Eine Anfrage unserer Zeitung bei der Stadt, ob denn dies tatsächlich so sei (es ist so), ließ nun den Geisenfelder Bürgermeister in der Angelegenheit aktiv werden. Christian Staudter (USB) berichtete gegenüber der GZ von einem Gespräch, zu dem das städtische Ordnungsamt vor einigen Tagen den Filialleiter der genannten Firma ins Rathaus gebeten habe - samt Dolmetscherin.

Mit dazugeladen habe man auch einen Vertreter der Logistikfirma, die seit einigen Wochen den vorderen Teil des Betriebsgeländes angepachtet hat. Man habe den beiden "mit deutlichen Worten klar gemacht, dass der Betrieb hier in geregelten Bahnen abzulaufen hat", und dazu gehöre in erster Linie die Einhaltung der zulässigen Betriebszeiten.

Was diesen Punkt angeht, so sei dieser im Bebauungsplan von 1994 eindeutig geregelt, so Staudter.

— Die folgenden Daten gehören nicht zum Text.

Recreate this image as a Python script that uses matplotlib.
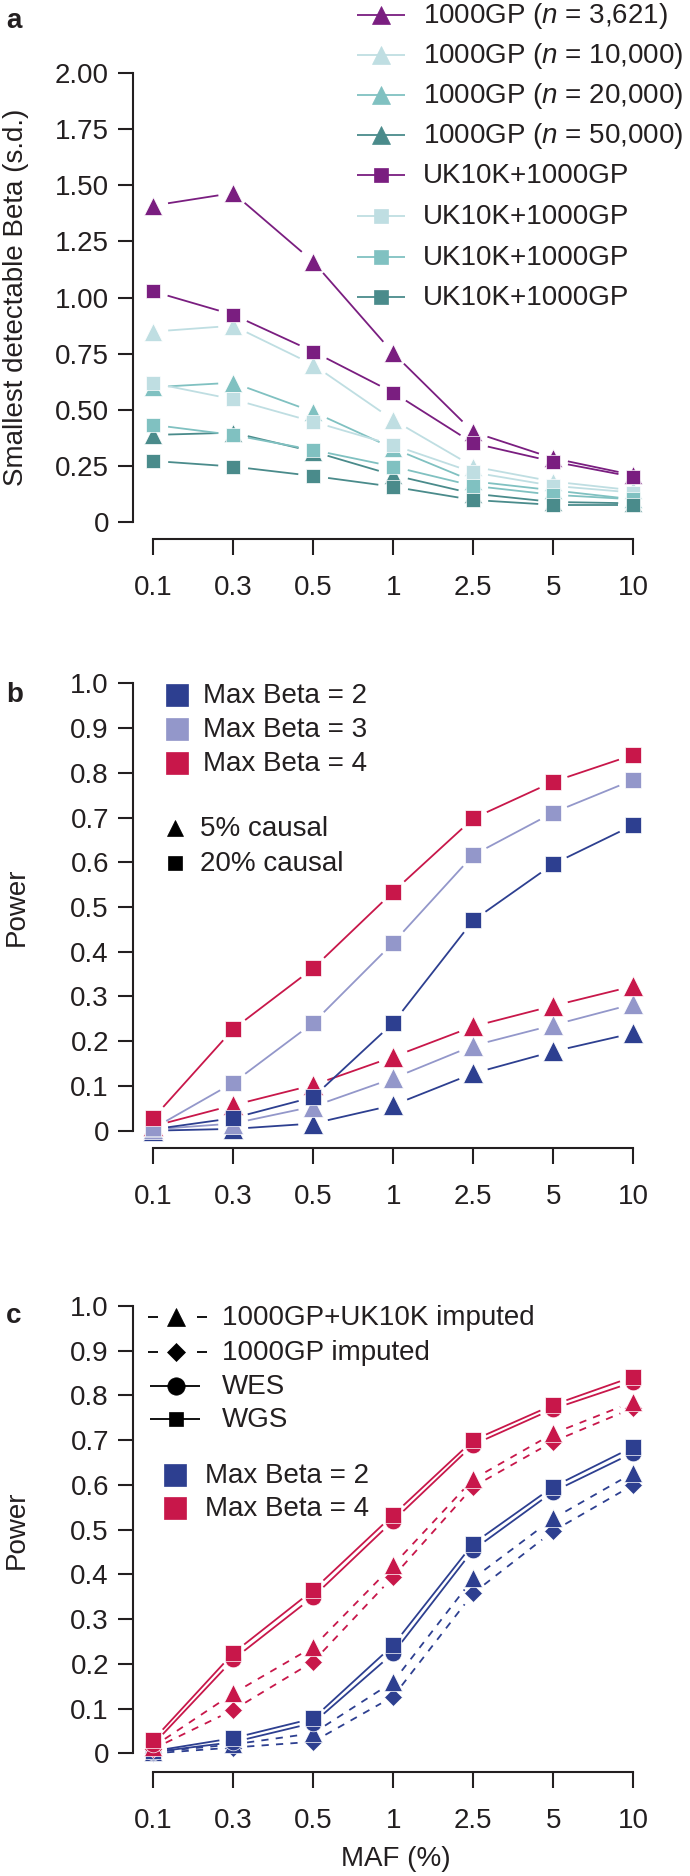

Es handle sich hier um ein eingeschränktes Gewerbegebiet mit Emissionsbeschränkung, in dem die Arbeit von 22 bis 6 Uhr früh zu ruhen habe. Im Laufe des September, so kündigte Staudter an, werde es ein weiteres Gespräch geben, und zwar mit dem Eigentümer des Firmengeländes und den beiden Hauptpächtern, um auch diese auf die "Spielregeln" hinzuweisen. "Wir tun alles, um hier für geregelte Verhältnisse zu sorgen und den Anwohnern ihre Nachtruhe zurückzugeben", betont der Geisenfelder Bürgermeister.

Christa Binner und ihre Mitstreiter haben's vernommen, reagieren auf dieses Verspechen jedoch zurückhaltend: "Bei den bisherigen Erfahrungen mit den Behörden wird jeder verstehen, dass wir da zunächst einmal skeptisch bleiben."